** START Data in this exercise **

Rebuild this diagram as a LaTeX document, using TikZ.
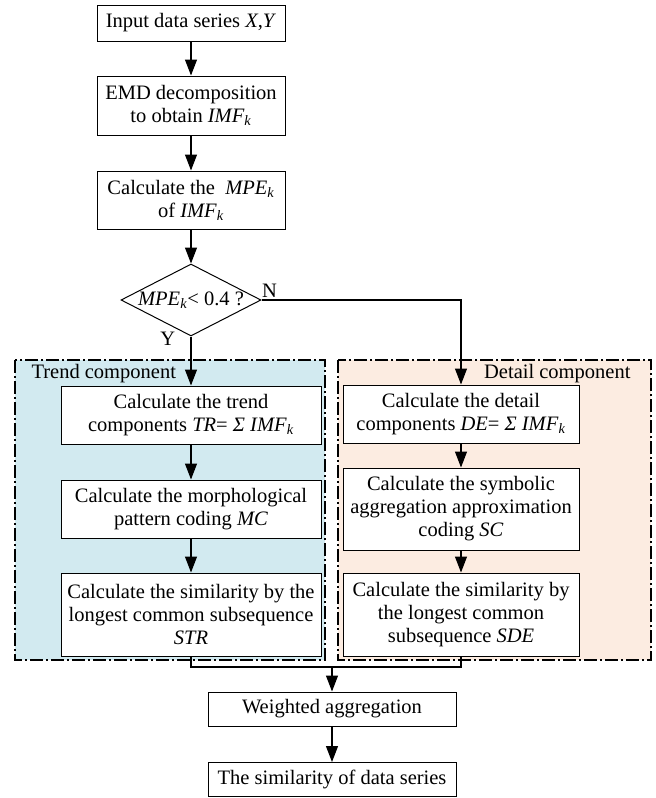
\documentclass[tikz,border=0pt]{standalone}
\usepackage{fontspec}
\setmainfont{Liberation Serif}
\usetikzlibrary{arrows.meta,shapes.geometric}

\definecolor{trendfill}{RGB}{210,234,240}
\definecolor{detailfill}{RGB}{252,236,225}
\newcommand{\idx}[1]{\textsubscript{\textit{#1}}}

\tikzset{
  box/.style={draw, line width=1pt, fill=white, align=center, inner sep=0pt},
  arr/.style={-{Triangle[length=16pt,width=12pt]}, line width=1.2pt},
  link/.style={line width=1.2pt},
  region/.style={line width=1.6pt, dash pattern=on 13pt off 3pt on 2pt off 3pt}
}

\begin{document}
\begin{tikzpicture}[x=1pt, y=-1pt, font=\fontsize{20.5}{23}\selectfont]
  \useasboundingbox (0,0) rectangle (656,798);

  % --- zone di sfondo ---
  \filldraw[region, fill=trendfill] (15,360) rectangle (325,660);
  \filldraw[region, fill=detailfill] (338,360) rectangle (651,660);
  \node[anchor=west] (trendlbl) at (28,374) {Trend component};
  \node[anchor=east] (detaillbl) at (634,374) {Detail component};

  % --- parte comune ---
  \node[box, minimum width=188pt, minimum height=36pt] (input) at (191,23)
    {Input data series \textit{X},\textit{Y}};
  \node[box, minimum width=188pt, minimum height=59pt] (emd) at (191,105.5)
    {EMD decomposition\\to obtain \textit{IMF}\idx{k}};
  \node[box, minimum width=188pt, minimum height=58pt] (mpe) at (191,200)
    {Calculate the \ \textit{MPE}\idx{k}\\of \textit{IMF}\idx{k}};
  \node[draw, line width=1pt, diamond, inner sep=0pt, minimum width=140pt,
    minimum height=72pt] (test) at (191,300)
    {\makebox[0pt]{\textit{MPE}\idx{k}< 0.4 ?}};

  % --- ramo trend ---
  \node[box, minimum width=260pt, minimum height=58pt] (trend) at (191,415)
    {Calculate the trend\\components \textit{TR}= \textit{Σ IMF}\idx{k}};
  \node[box, minimum width=260pt, minimum height=58pt] (mc) at (191,509)
    {Calculate the morphological\\pattern coding \textit{MC}};
  \node[box, minimum width=260pt, minimum height=83pt] (str) at (191,614.5)
    {Calculate the similarity by the\\longest common subsequence\\\textit{STR}};

  % --- ramo detail ---
  \node[box, minimum width=236pt, minimum height=58pt] (detail) at (461,414)
    {Calculate the detail\\components \textit{DE}= \textit{Σ IMF}\idx{k}};
  \node[box, minimum width=236pt, minimum height=82pt] (sc) at (461,509)
    {Calculate the symbolic\\aggregation approximation\\coding \textit{SC}};
  \node[box, minimum width=236pt, minimum height=83pt] (sde) at (461,614.5)
    {Calculate the similarity by\\the longest common\\subsequence \textit{SDE}};

  % --- uscita ---
  \node[box, minimum width=248pt, minimum height=34pt] (weight) at (332,709)
    {Weighted aggregation};
  \node[box, minimum width=248pt, minimum height=34pt] (result) at (332,779.5)
    {The similarity of data series};
  \coordinate (merge) at (332,667);

  % --- frecce ---
  \draw[arr] (input) -- (emd);
  \draw[arr] (emd) -- (mpe);
  \draw[arr] (mpe) -- (test);
  \draw[arr] (test.south) -- (trend)
    node[pos=0.05, left=12pt] (yes) {Y};
  \draw[arr] (test.east) -| (detail)
    node[pos=0.02, above=-1pt] (no) {N};
  \draw[arr] (trend) -- (mc);
  \draw[arr] (mc) -- (str);
  \draw[arr] (detail) -- (sc);
  \draw[arr] (sc) -- (sde);
  \draw[link] (str.south) |- (merge) -| (sde.south);
  \draw[arr] (merge) -- (weight);
  \draw[arr] (weight) -- (result);

\end{tikzpicture}
\end{document}
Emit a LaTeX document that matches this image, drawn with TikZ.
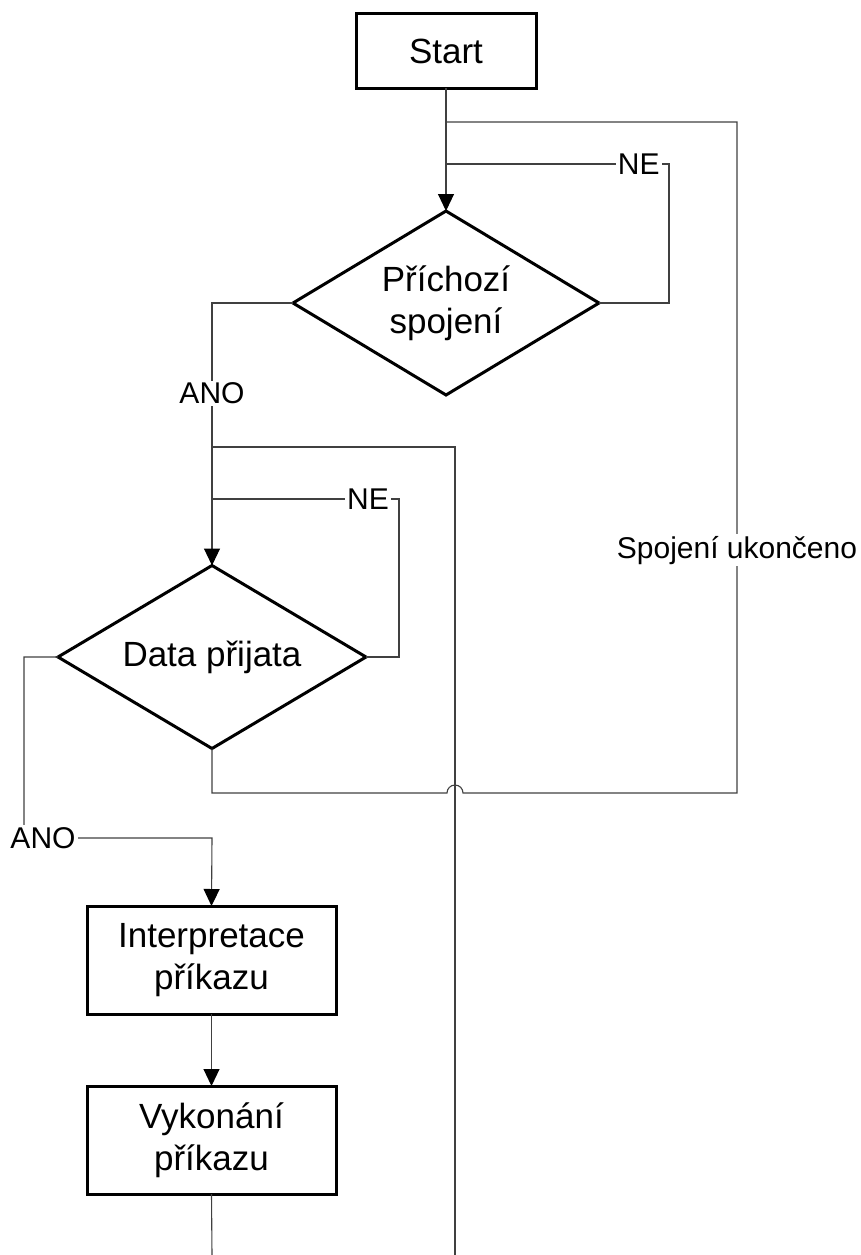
\documentclass[tikz,border=0pt]{standalone}
\usepackage{fontspec}
\setmainfont{Liberation Sans}
\usetikzlibrary{shapes.geometric,arrows.meta}
\begin{document}
\begin{tikzpicture}[x=1pt,y=-1pt,
  box/.style={draw, line width=3pt, rectangle, minimum width=180pt,
    minimum height=74pt, inner sep=0pt, outer sep=0pt, align=center,
    font=\fontsize{35}{42}\selectfont},
  dec/.style={draw, line width=3pt, diamond, aspect=1.66,
    minimum width=306pt, minimum height=184pt, inner sep=0pt, outer sep=0pt,
    align=center, font=\fontsize{35}{42}\selectfont},
  conn/.style={line width=1.1pt, draw=black!75},
  arr/.style={conn, -{Triangle[length=17pt,width=16pt,color=black,fill=black]}},
  lbl/.style={fill=white, inner sep=2pt, font=\fontsize{30}{36}\selectfont},
]
\useasboundingbox (0,0) rectangle (860,1255);

% steps and decisions
\node[box] (start) at (446,51) {Start};
\node[dec] (d1) at (446,303) {Příchozí\\spojení};
\node[dec, minimum width=308pt, minimum height=183pt] (d2) at (212,657) {Data přijata};
\node[box, minimum width=249pt, minimum height=108pt] (i1) at (211.5,960) {Interpretace\\příkazu};
\node[box, minimum width=249pt, minimum height=108pt] (i2) at (211.5,1140) {Vykonání\\příkazu};

% junction points on the flow lines
\coordinate (j0) at (446,122);
\coordinate (j1) at (446,164);
\coordinate (j2) at (212,447);
\coordinate (j3) at (212,499);
\coordinate (a2) at (212,838);
\coordinate (jl) at (447,793);
\coordinate (sr) at (737,793);
\coordinate (out1) at (212,1255);
\coordinate (out2) at (455,1255);

% connectors
\draw[arr] (start.south) -- (d1.north);
\draw[conn] (d1.east) -- ++(70,0) |- node[lbl, pos=0.568] {NE} (j1);
\draw[arr] (d1.west) -| node[lbl, pos=0.672] {ANO} (d2.north);
\draw[conn] (j2) -| (out2);
\draw[conn] (d2.east) -- ++(33,0) |- node[lbl, pos=0.583] {NE} (j3);
\draw[conn] (d2.south) |- (jl) arc[start angle=180, end angle=0, radius=8pt]
  -- (sr) |- node[lbl, pos=0.181] {Spojení ukončeno} (j0);
\draw[arr] (d2.west) -- ++(-34,0) |- node[lbl, pos=0.5, xshift=19pt] {ANO} (a2) -- (i1.north);
\draw[arr] (i1.south) -- (i2.north);
\draw[conn] (i2.south) -- (out1);
\end{tikzpicture}
\end{document}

** END Data in this exercise **

Short task =>
List every line above containing the word "LaTeX".

Full output =>
Rebuild this diagram as a LaTeX document, using TikZ.
Emit a LaTeX document that matches this image, drawn with TikZ.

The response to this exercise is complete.